We’ve seen the issue of disabled-friendly housing pushed up the agenda and being discussed in Westminster, in the Scottish Parliament and the Welsh Assembly.

We’ve secured commitments from the government to ensure that local councils are still able to require homes to be built to be disabled-friendly in their area.

We’ve also seen design standards that councils can use put into law for the first time.

What next?

Disabled-friendly housing will be one of a number of issues we'll be campaigning on over the next few months as we listen and respond to what disabled people tell us is important to them.

With a new government we're facing a different political landscape than when we launched the campaign.

However, our message remains clear: too many disabled people are living in homes that are simply not suitable for their needs, and this has to change.

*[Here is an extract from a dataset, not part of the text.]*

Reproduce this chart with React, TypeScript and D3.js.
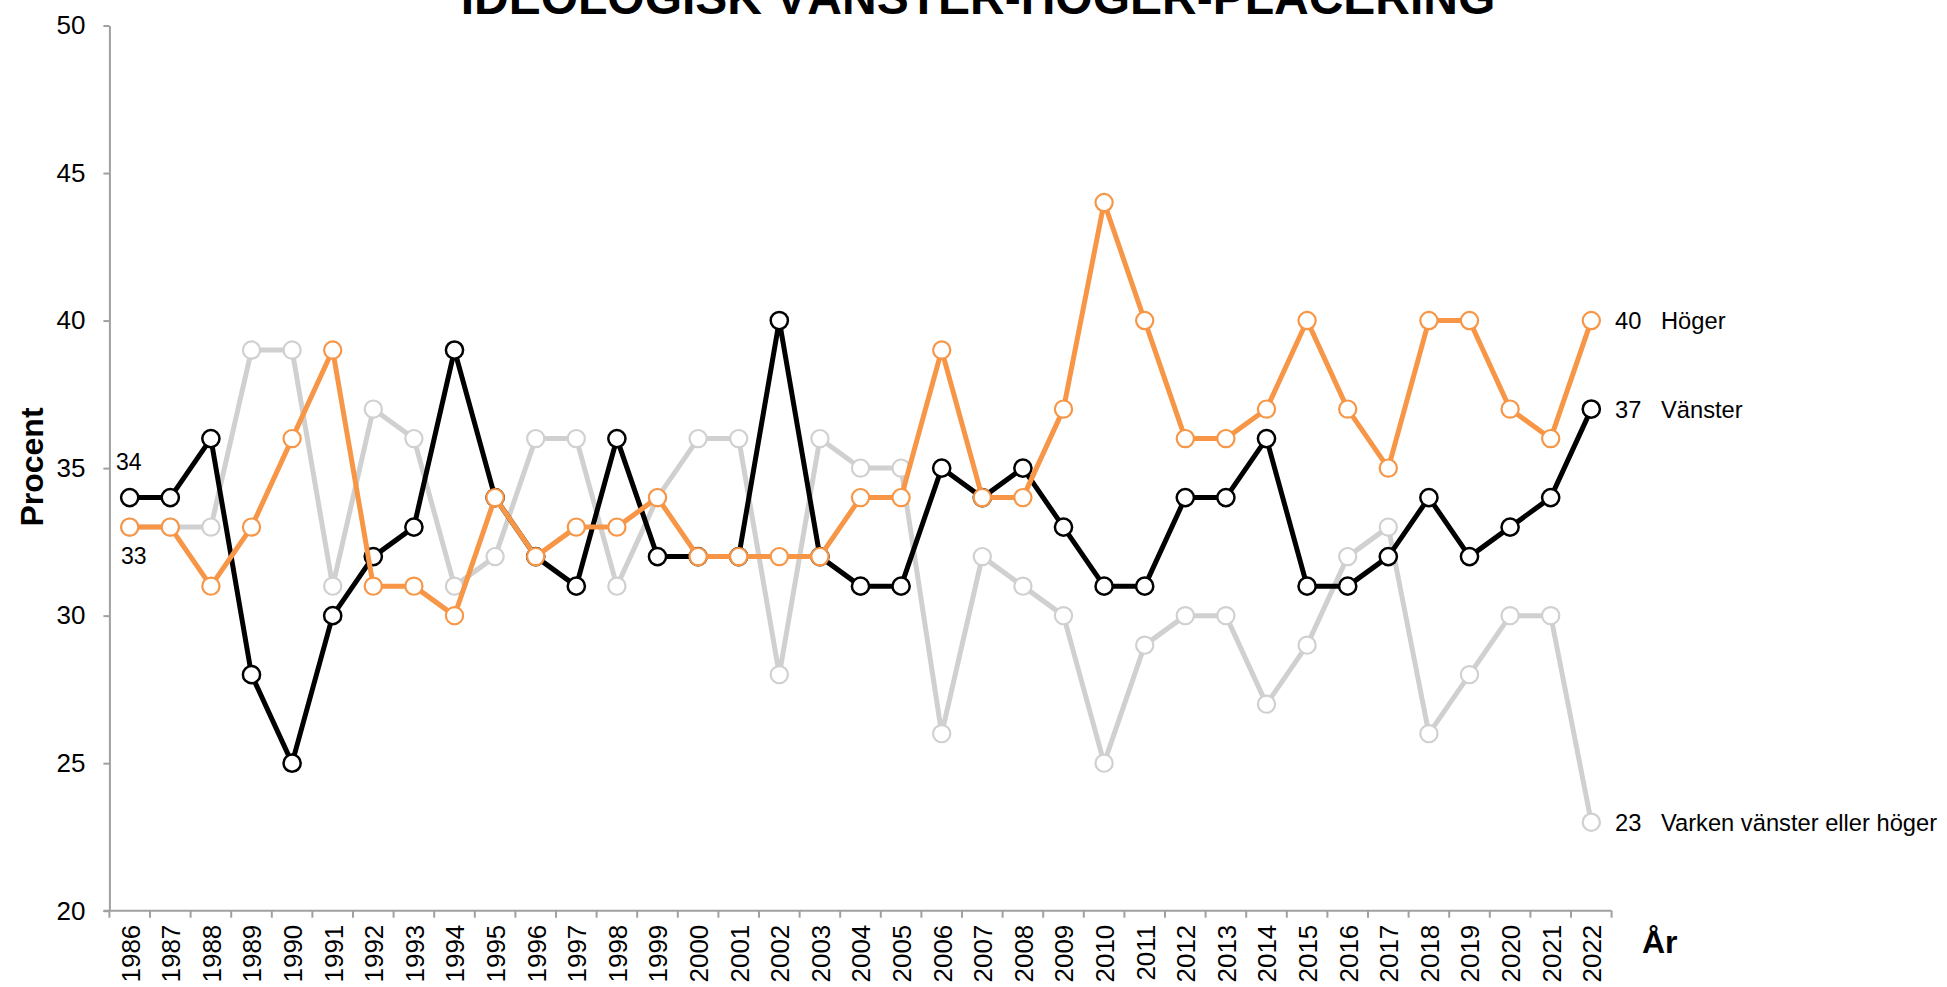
import React, { useEffect, useRef } from 'react';
import * as d3 from 'd3';

const years: string[] = [
  '1986','1987','1988','1989','1990','1991','1992','1993','1994','1995',
  '1996','1997','1998','1999','2000','2001','2002','2003','2004','2005',
  '2006','2007','2008','2009','2010','2011','2012','2013','2014','2015',
  '2016','2017','2018','2019','2020','2021','2022',
];

const vanster: number[] = [
  34, 34, 36, 28, 25, 30, 32, 33, 39, 34,
  32, 31, 36, 32, 32, 32, 40, 32, 31, 31,
  35, 34, 35, 33, 31, 31, 34, 34, 36, 31,
  31, 32, 34, 32, 33, 34, 37,
];

const hoger: number[] = [
  33, 33, 31, 33, 36, 39, 31, 31, 30, 34,
  32, 33, 33, 34, 32, 32, 32, 32, 34, 34,
  39, 34, 34, 37, 44, 40, 36, 36, 37, 40,
  37, 35, 40, 40, 37, 36, 40,
];

const varken: number[] = [
  33, 33, 33, 39, 39, 31, 37, 36, 31, 32,
  36, 36, 31, 34, 36, 36, 28, 36, 35, 35,
  26, 32, 31, 30, 25, 29, 30, 30, 27, 29,
  32, 33, 26, 28, 30, 30, 23,
];

const yTicks: number[] = [20, 25, 30, 35, 40, 45, 50];

const seriesNames = ['Varken vänster eller höger', 'Vänster', 'Höger'];
const seriesColors = ['#d0d0d0', '#000000', '#f79646'];

const title = 'IDEOLOGISK VÄNSTER-HÖGER-PLACERING';
const yTitle = 'Procent';
const xTitle = 'År';

const FONT = '"Liberation Sans", Arial, Helvetica, sans-serif';

export default function App() {
  const ref = useRef<SVGSVGElement>(null);

  useEffect(() => {
    const svg = d3.select(ref.current);
    svg.selectAll('*').remove();

    const x0 = 109.4;
    const x1 = 1611.6;
    const yBottom = 910.7;
    const yTop = 25.5;
    const axisColor = '#a0a0a0';

    const x = d3.scalePoint<string>().domain(years).range([x0, x1]).padding(0.5);
    const y = d3.scaleLinear().domain([20, 50]).range([yBottom, yTop]);

    // Title
    svg.append('text')
      .attr('x', 978)
      .attr('y', 13.5)
      .attr('text-anchor', 'middle')
      .style('font-family', FONT)
      .style('font-weight', 'bold')
      .style('font-size', '48px')
      .attr('fill', '#000')
      .text(title);

    // Y axis
    const yAxis = svg.append('g')
      .attr('transform', `translate(${x0},0)`)
      .call(d3.axisLeft(y).tickValues(yTicks).tickSize(6).tickSizeOuter(0).tickPadding(18));
    yAxis.select('.domain').attr('stroke', axisColor).attr('stroke-width', 2);
    yAxis.selectAll('.tick line').attr('stroke', axisColor).attr('stroke-width', 2);
    yAxis.selectAll('.tick text')
      .style('font-family', FONT)
      .style('font-size', '26px')
      .attr('fill', '#000');

    // X axis
    const xAxis = svg.append('g')
      .attr('transform', `translate(0,${yBottom})`)
      .call(d3.axisBottom(x).tickSize(0).tickSizeOuter(0));
    xAxis.select('.domain')
      .attr('d', `M${x0 - 6},0H${x1}`)
      .attr('stroke', axisColor).attr('stroke-width', 2);
    xAxis.selectAll('.tick text')
      .attr('transform', 'rotate(-90)')
      .attr('x', -14)
      .attr('y', 0)
      .attr('dy', '0.36em')
      .style('text-anchor', 'end')
      .style('font-family', FONT)
      .style('font-size', '26px')
      .attr('fill', '#000');

    // Boundary ticks on x axis
    const step = x.step();
    const bounds = d3.range(years.length + 1).map((i) => x0 + i * step);
    svg.append('g')
      .selectAll('line')
      .data(bounds)
      .join('line')
      .attr('x1', (d) => d)
      .attr('x2', (d) => d)
      .attr('y1', yBottom)
      .attr('y2', yBottom + 7)
      .attr('stroke', axisColor)
      .attr('stroke-width', 2);

    // Axis titles
    svg.append('text')
      .attr('transform', `translate(43,467) rotate(-90)`)
      .attr('text-anchor', 'middle')
      .style('font-family', FONT)
      .style('font-weight', 'bold')
      .style('font-size', '32px')
      .attr('fill', '#000')
      .text(yTitle);

    svg.append('text')
      .attr('x', 1642)
      .attr('y', 952.5)
      .style('font-family', FONT)
      .style('font-weight', 'bold')
      .style('font-size', '32px')
      .attr('fill', '#000')
      .text(xTitle);

    // Series
    const allSeries = [varken, vanster, hoger];
    const markerStroke = [2.2, 2.5, 2.2];
    const line = d3.line<number>()
      .x((_, i) => x(years[i]) as number)
      .y((d) => y(d));

    allSeries.forEach((vals, si) => {
      const g = svg.append('g');
      g.append('path')
        .datum(vals)
        .attr('d', line)
        .attr('fill', 'none')
        .attr('stroke', seriesColors[si])
        .attr('stroke-width', 5)
        .attr('stroke-linejoin', 'round');
      g.selectAll('circle')
        .data(vals)
        .join('circle')
        .attr('cx', (_, i) => x(years[i]) as number)
        .attr('cy', (d) => y(d))
        .attr('r', 8.6)
        .attr('fill', '#fff')
        .attr('stroke', seriesColors[si])
        .attr('stroke-width', markerStroke[si]);

      const last = vals[vals.length - 1];
      const ly = y(last);
      g.append('text')
        .attr('x', 1615)
        .attr('y', ly)
        .attr('dy', '0.36em')
        .style('font-family', FONT)
        .style('font-size', '23.7px')
        .attr('fill', '#000')
        .text(String(last));
      g.append('text')
        .attr('x', 1661)
        .attr('y', ly)
        .attr('dy', '0.36em')
        .style('font-family', FONT)
        .style('font-size', '23.7px')
        .attr('fill', '#000')
        .text(seriesNames[si]);
    });

    // First-year labels
    const fx = x(years[0]) as number;
    svg.append('text')
      .attr('x', fx - 1)
      .attr('y', y(vanster[0]) - 27.5)
      .attr('text-anchor', 'middle')
      .style('font-family', FONT)
      .style('font-size', '23px')
      .attr('fill', '#000')
      .text(String(vanster[0]));
    svg.append('text')
      .attr('x', fx + 4)
      .attr('y', y(hoger[0]) + 37)
      .attr('text-anchor', 'middle')
      .style('font-family', FONT)
      .style('font-size', '23px')
      .attr('fill', '#000')
      .text(String(hoger[0]));
  }, []);

  return (
    <svg
      ref={ref}
      width={1947}
      height={987}
      style={{ position: 'absolute', left: 0, top: 0, display: 'block', background: '#fff' }}
    />
  );
}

In the coming months there are lots of opportunities for us to push for change. Here are some of the options we are exploring:

  • Working with the government to make sure the upcoming Housing Bill includes commitments around building more disabled-friendly homes.
  • Working with campaigners to ensure local councils include provisions in their local housing plans to make sure there are enough disabled-friendly homes.
  • Making sure more people get the adaptations and improvements they need to their current homes, and get them at a time that works for them.
  • Working in Scotland, Wales and Northern Ireland to make sure disabled-friendly housing is a priority in the run up to the devolved elections in 2016.

But we want to hear your views about where we should go next with the campaign.

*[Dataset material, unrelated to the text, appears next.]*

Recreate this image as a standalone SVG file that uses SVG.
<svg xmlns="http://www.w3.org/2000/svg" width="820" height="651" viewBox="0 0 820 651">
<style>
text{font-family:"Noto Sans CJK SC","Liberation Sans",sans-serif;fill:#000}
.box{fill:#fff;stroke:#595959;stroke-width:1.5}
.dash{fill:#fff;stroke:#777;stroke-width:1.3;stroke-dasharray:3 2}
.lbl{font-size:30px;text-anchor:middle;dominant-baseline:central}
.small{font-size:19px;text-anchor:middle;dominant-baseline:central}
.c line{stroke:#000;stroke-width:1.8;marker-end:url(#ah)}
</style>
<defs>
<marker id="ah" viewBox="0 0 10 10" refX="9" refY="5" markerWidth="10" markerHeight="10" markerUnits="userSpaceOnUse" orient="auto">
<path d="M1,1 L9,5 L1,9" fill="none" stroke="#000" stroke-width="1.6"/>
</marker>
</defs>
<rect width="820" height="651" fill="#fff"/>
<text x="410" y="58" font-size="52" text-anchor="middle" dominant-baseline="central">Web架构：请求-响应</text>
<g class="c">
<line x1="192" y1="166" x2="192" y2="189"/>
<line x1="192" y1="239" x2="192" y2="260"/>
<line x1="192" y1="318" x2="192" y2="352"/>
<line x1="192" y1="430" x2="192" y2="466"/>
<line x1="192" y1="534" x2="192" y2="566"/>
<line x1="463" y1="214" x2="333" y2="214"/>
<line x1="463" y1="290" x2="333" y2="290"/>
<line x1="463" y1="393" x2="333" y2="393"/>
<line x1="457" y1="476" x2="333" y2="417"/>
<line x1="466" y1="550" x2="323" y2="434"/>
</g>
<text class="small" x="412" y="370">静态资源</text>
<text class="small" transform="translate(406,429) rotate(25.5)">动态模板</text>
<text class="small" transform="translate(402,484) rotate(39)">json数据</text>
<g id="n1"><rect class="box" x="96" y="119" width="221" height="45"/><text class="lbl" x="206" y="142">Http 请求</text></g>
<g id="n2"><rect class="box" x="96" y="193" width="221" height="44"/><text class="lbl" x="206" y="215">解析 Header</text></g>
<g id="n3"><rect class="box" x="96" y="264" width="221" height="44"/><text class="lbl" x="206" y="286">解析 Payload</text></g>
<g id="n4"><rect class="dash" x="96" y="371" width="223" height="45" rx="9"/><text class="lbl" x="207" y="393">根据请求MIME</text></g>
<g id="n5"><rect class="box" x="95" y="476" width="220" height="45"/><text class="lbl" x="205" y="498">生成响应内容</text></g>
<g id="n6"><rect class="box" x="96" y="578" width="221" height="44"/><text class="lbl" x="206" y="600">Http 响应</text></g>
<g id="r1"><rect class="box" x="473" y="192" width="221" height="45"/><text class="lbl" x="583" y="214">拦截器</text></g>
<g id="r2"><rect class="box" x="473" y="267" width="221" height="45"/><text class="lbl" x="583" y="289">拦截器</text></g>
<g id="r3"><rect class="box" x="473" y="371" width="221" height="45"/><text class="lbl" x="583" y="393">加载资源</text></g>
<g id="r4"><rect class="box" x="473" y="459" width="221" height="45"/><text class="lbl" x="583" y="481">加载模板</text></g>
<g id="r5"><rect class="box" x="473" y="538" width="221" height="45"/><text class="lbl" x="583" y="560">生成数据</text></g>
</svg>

We are going to need your input and your support to make sure we are saying the right things to the right people to make sure we get more disabled-friendly homes. 

Let us know what you think by leaving a comment below or sending us an email.

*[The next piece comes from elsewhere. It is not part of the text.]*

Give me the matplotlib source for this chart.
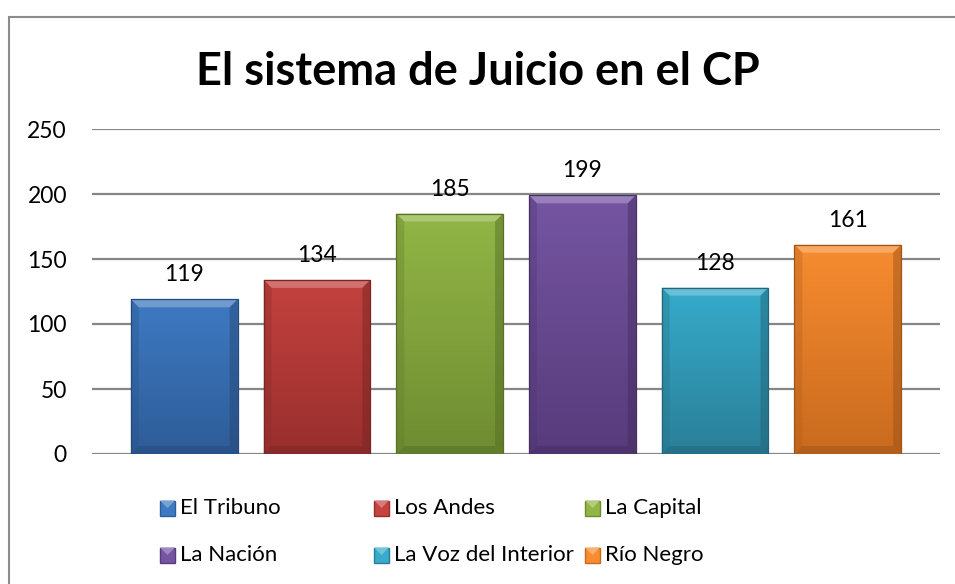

Amy Lambert is National Campaigns Officer for Leonard Cheshire Disability.


Thanks Leonard for the effort shown to achieve this.my idea is that we can also work with disabled people's organizations ,and civil society organizations,to easily reach people with different disabilities and address their housing needs it

The volume housebuilders are extremely unlikely to build 'disabled-friendly homes' voluntarily and Government policy does not require them to. Leonard Cheshire needs to take positive unilateral action by supporting the establishment of a national disabled persons' housing co-operative, which would take advantage of Government policies to support self-build and custom-build schemes. As a result of the Housing Standards Review, Councils are no longer permitted to require volume housebuilders to build wheelchair-adaptable (Category 2) or wheelchair-accessible (Category 3) dwellings without evidence of need and subject to a financial viability (for the developer) test. A housing co-operative could most productively work with Parish Councils and Neighbourhood Forums which are preparing a Neighbourhood Development Plan (NDP). A NDP may allocate land for particular purposes and grant planning permission through a neighbourhood development order (NDO). So, the co-operative could establish need in an area and help its members to raise finance. Then it could work with the Parish Council or Neighbourhood Forum to allocate land for the houses and grant planning permission. There are small housing co-operatives already in existence but this model needs to be uprated to address the national need that exists. Even where a NDP is not in place, the co-operative could help to gather the evidence needed to persuade Councils to require volume housebuilders to build Category 2 and 3 housing.

Thanks for your comment Philip. We really appreciate you getting in touch and sharing your thoughts. We are going to be looking at a number of different options for the next stage of Home Truths and will make sure your ideas are included in the discussions we have.

We own our own home. My partner/carer has to work compacted full time hours. We were refused dfg just on the grounds of his salary . I am disabled not him....I cant have a nhs power chair now why? Because without the dfg our house isn nhs wheelchair acceptable. Im 51 reabled female who worked and paid in prior to disability and illness. Its disgusting.